* begin *
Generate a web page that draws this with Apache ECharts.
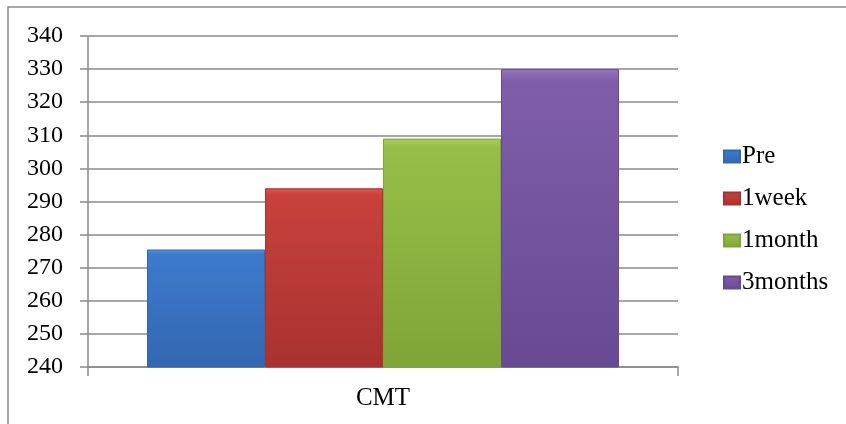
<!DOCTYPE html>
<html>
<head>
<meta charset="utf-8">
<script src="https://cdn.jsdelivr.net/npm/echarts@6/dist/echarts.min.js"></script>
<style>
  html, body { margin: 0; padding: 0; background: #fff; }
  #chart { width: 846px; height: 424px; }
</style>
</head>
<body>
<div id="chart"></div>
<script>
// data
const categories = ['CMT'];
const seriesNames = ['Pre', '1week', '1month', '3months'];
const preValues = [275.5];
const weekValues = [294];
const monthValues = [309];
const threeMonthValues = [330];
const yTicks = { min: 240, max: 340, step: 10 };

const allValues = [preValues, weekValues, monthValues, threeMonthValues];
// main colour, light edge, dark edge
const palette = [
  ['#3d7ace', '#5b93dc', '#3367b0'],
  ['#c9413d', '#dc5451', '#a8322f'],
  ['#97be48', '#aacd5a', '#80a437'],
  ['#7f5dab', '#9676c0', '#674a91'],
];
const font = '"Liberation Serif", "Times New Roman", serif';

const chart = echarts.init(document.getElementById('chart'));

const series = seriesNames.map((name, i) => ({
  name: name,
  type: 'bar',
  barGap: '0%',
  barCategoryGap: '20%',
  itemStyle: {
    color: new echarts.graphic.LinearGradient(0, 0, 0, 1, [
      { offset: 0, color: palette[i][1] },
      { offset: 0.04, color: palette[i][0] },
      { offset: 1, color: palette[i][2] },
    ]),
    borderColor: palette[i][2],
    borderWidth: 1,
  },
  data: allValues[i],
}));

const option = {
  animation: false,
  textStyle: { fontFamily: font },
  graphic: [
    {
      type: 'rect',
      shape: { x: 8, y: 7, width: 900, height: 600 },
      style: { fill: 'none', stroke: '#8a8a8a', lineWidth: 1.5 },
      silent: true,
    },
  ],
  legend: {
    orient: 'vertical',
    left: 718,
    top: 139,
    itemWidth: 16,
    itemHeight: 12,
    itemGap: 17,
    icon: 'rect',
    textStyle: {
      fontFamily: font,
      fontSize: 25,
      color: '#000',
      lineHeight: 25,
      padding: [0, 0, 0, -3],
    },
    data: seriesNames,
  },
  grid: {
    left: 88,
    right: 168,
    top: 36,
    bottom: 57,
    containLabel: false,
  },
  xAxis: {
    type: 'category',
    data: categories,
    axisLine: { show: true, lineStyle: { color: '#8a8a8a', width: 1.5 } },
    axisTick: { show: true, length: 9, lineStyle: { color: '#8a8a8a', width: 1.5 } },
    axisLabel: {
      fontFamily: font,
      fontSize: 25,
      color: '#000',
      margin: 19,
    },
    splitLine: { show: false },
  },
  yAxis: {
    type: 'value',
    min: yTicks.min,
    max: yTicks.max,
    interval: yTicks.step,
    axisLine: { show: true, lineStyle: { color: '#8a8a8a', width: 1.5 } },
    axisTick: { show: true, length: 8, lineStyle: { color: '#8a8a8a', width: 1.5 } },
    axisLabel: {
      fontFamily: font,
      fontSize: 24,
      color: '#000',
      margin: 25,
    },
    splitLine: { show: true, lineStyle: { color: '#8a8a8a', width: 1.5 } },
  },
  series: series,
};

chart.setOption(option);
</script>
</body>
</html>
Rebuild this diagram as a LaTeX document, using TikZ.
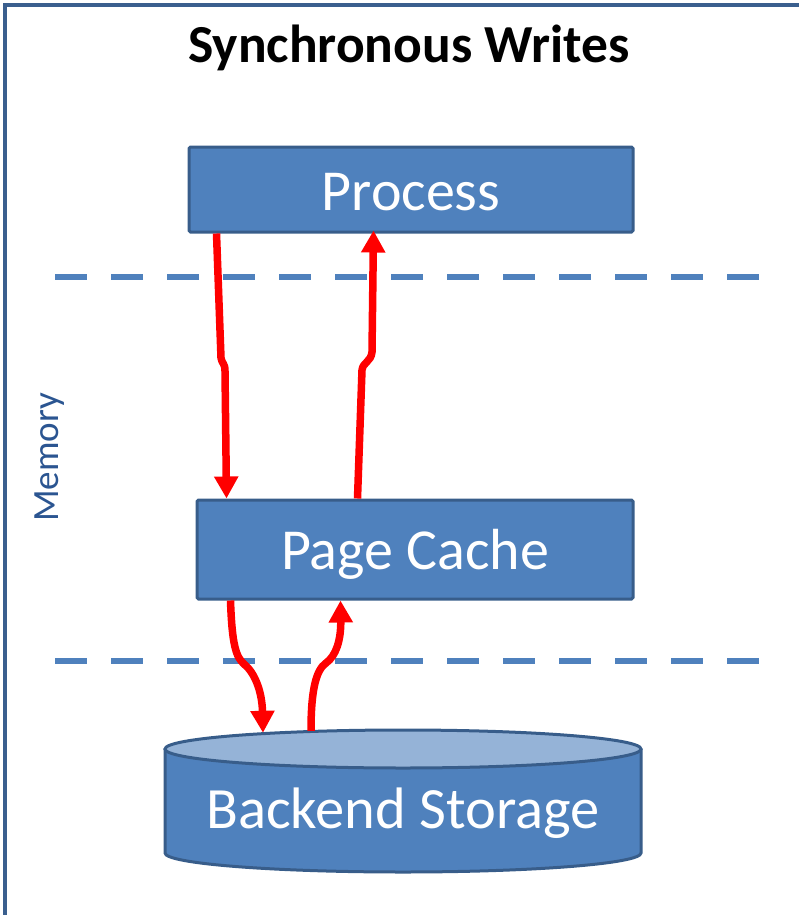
* end *
* [Request]:
Copy nothing but the lines from the first one in the listing through the line with "const chart = echarts.init(document.getElementById('chart'));", and omit the pictures.

* [Finished exercise]:
Generate a web page that draws this with Apache ECharts.
<!DOCTYPE html>
<html>
<head>
<meta charset="utf-8">
<script src="https://cdn.jsdelivr.net/npm/echarts@6/dist/echarts.min.js"></script>
<style>
  html, body { margin: 0; padding: 0; background: #fff; }
  #chart { width: 846px; height: 424px; }
</style>
</head>
<body>
<div id="chart"></div>
<script>
// data
const categories = ['CMT'];
const seriesNames = ['Pre', '1week', '1month', '3months'];
const preValues = [275.5];
const weekValues = [294];
const monthValues = [309];
const threeMonthValues = [330];
const yTicks = { min: 240, max: 340, step: 10 };

const allValues = [preValues, weekValues, monthValues, threeMonthValues];
// main colour, light edge, dark edge
const palette = [
  ['#3d7ace', '#5b93dc', '#3367b0'],
  ['#c9413d', '#dc5451', '#a8322f'],
  ['#97be48', '#aacd5a', '#80a437'],
  ['#7f5dab', '#9676c0', '#674a91'],
];
const font = '"Liberation Serif", "Times New Roman", serif';

const chart = echarts.init(document.getElementById('chart'));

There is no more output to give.